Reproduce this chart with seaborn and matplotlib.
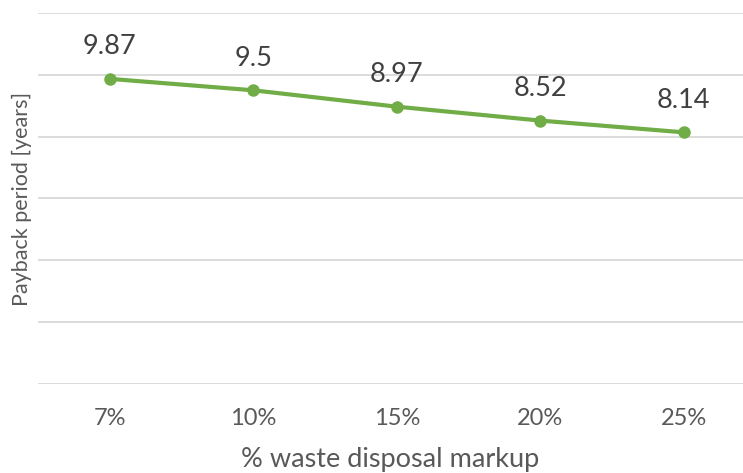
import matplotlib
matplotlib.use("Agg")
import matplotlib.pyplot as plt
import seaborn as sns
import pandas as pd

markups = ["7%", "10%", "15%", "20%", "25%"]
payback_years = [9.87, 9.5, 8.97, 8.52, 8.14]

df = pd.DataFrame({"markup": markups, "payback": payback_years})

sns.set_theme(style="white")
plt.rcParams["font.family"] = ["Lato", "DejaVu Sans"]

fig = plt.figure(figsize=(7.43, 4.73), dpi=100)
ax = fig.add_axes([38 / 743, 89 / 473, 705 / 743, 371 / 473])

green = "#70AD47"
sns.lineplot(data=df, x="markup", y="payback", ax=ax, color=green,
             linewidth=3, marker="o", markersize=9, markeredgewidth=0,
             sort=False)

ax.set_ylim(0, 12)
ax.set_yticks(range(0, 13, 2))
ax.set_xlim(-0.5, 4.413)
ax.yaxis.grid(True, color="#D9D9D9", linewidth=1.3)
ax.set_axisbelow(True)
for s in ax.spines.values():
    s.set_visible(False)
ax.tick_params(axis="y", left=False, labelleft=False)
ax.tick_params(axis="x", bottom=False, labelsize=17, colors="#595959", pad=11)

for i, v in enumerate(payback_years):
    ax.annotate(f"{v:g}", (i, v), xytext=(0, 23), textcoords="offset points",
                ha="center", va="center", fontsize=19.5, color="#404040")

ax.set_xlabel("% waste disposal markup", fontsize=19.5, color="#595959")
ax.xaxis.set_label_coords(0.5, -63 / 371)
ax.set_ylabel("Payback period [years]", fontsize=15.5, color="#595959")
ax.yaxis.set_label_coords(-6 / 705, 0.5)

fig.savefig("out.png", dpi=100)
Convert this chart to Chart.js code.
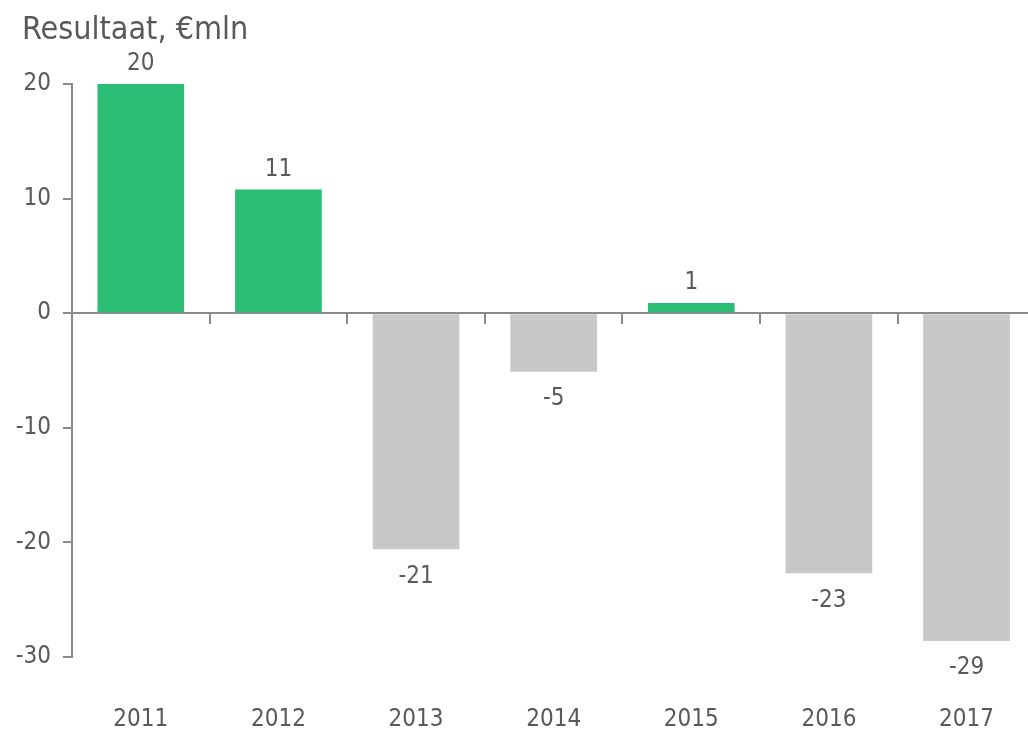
● ● ●
Work instructions
Print every record above exactly as written, leaving out the pictures.

Task result
Reproduce this chart with seaborn and matplotlib.
import matplotlib
matplotlib.use("Agg")
import matplotlib.pyplot as plt
import seaborn as sns
import pandas as pd

markups = ["7%", "10%", "15%", "20%", "25%"]
payback_years = [9.87, 9.5, 8.97, 8.52, 8.14]

df = pd.DataFrame({"markup": markups, "payback": payback_years})

sns.set_theme(style="white")
plt.rcParams["font.family"] = ["Lato", "DejaVu Sans"]

fig = plt.figure(figsize=(7.43, 4.73), dpi=100)
ax = fig.add_axes([38 / 743, 89 / 473, 705 / 743, 371 / 473])

green = "#70AD47"
sns.lineplot(data=df, x="markup", y="payback", ax=ax, color=green,
             linewidth=3, marker="o", markersize=9, markeredgewidth=0,
             sort=False)

ax.set_ylim(0, 12)
ax.set_yticks(range(0, 13, 2))
ax.set_xlim(-0.5, 4.413)
ax.yaxis.grid(True, color="#D9D9D9", linewidth=1.3)
ax.set_axisbelow(True)
for s in ax.spines.values():
    s.set_visible(False)
ax.tick_params(axis="y", left=False, labelleft=False)
ax.tick_params(axis="x", bottom=False, labelsize=17, colors="#595959", pad=11)

for i, v in enumerate(payback_years):
    ax.annotate(f"{v:g}", (i, v), xytext=(0, 23), textcoords="offset points",
                ha="center", va="center", fontsize=19.5, color="#404040")

ax.set_xlabel("% waste disposal markup", fontsize=19.5, color="#595959")
ax.xaxis.set_label_coords(0.5, -63 / 371)
ax.set_ylabel("Payback period [years]", fontsize=15.5, color="#595959")
ax.yaxis.set_label_coords(-6 / 705, 0.5)

fig.savefig("out.png", dpi=100)
Convert this chart to Chart.js code.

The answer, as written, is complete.